Mr BARNARD (Bass) - I support the amendment moved by the honourable member for the Australian Capital Territory (Mr Enderby). I would not have risen to speak in this debate if it had not been for what I regard as a fatuous speech made by the honourable member for Corangamite (Mr Street). Undoubtedly he has given little thought or consideration to what, after all, is a humane amendment which was explained very carefully to the Committee by the honourable member for the Australian Capital Territory. Surely noone could be convinced by the argument advanced by the honourable member for Corangamite. He merely said that he did not believe in parole provisions. Surely he subscribes to the parole provisions which apply in his own State. He would not oppose the parole provisions which apply in bis own State or in Tasmania or in South Australia. It is merely a question of justice. We are asking that the parole provisions which apply to those who are serving sentences for any one of a number of indiscretions for which a person can be sentenced in a criminal court in a State should apply to those who have committed an offence under the Commonwealth law. There is no justice in a provision in an Act which prevents the normal parole provisions which apply to any other citizen from being applied to people convicted under the National Service Act.

I do not want to deal at any great length with the 3 persons who are concerned in this matter. A great deal has already been said about those persons who are serving gaol sentences, and I will have something more to say about them when we are discussing the last amendment. All we are asking the Government to do, in the ordinary course of justice, is to amend the National Service Act to allow not only remissions for good behaviour but also the normal parole provisions to be extended to these people. Having listened to the honourable member for Corangamite one wonders whether the Government is prepared to allow the remission provision to remain in the Act

Surely if the provisions which refer to remissions for good behaviour can be applied it ought to be left to the good judgment of those in the States who have the responsibility to see that a person serves the sentence which has been imposed for an offence - in this case it would be an offence relating to the National Service Act - to decide whether the parole provisions also should be applied. Then any young man who refused to obey the law of the land in this respect - whether it was for conscientious reasons or for some other reason - could expect to have applied to him the parole provisions which operate in the State in which he is convicted. Under normal circumstances, if he were convicted of some other offence - no matter whether it was under Federal law or not - he would be entitled to receive the benefits of the parole provisions.
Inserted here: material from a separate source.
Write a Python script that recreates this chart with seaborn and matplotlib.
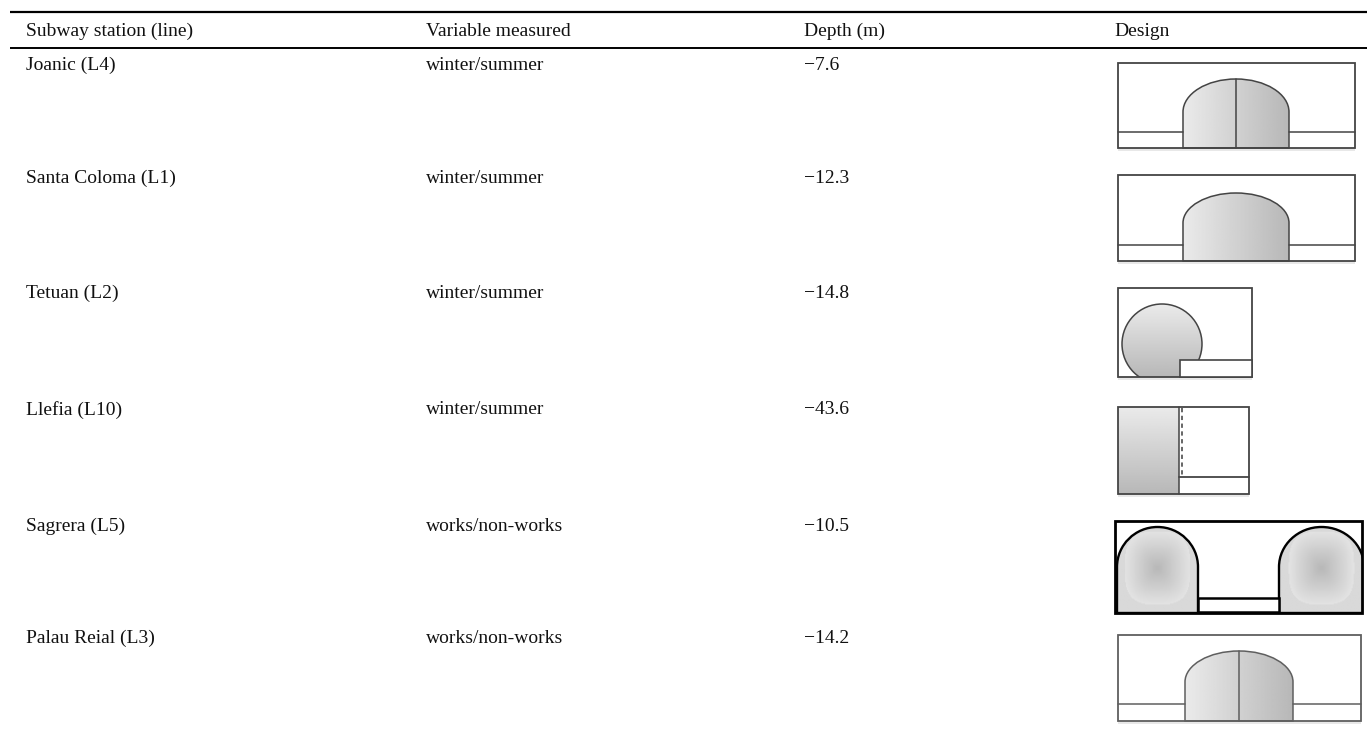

This Government has refused consistently to apply the parole provisions to those who are convicted under the national service legislation. Where is the justice or logic in this kind of attitude? It indicates quite clearly that the Government is consistently opposed to those who it says have the temerity to stand up and oppose its national service legislation. Apparently the honourable member for Corangamite has not been very well advised on this issue. I do not know whether this is an indication of what we can expect from him. I understand that he is an Assistant Minister. On the first occasion on which he has assisted the Minister for Labour and National Service (Mr Lynch) he has put forward a proposition opposing an amendment moved in this House merely for the sake of opposing it. There was no logic or reasoning in his argument. I hope that the Minister for Labour and National Service, who is responsible for this Bill, will reconsider the proposition put by the honourable member for Corangamite and accept an amendment which ought to be accepted on the basis of common humanity and justice.

Motion (by Mr Giles) agreed to:

That the question be now put

Question put:

That the new clause proposed to be inserted (Mr Enderby's amendment) be inserted.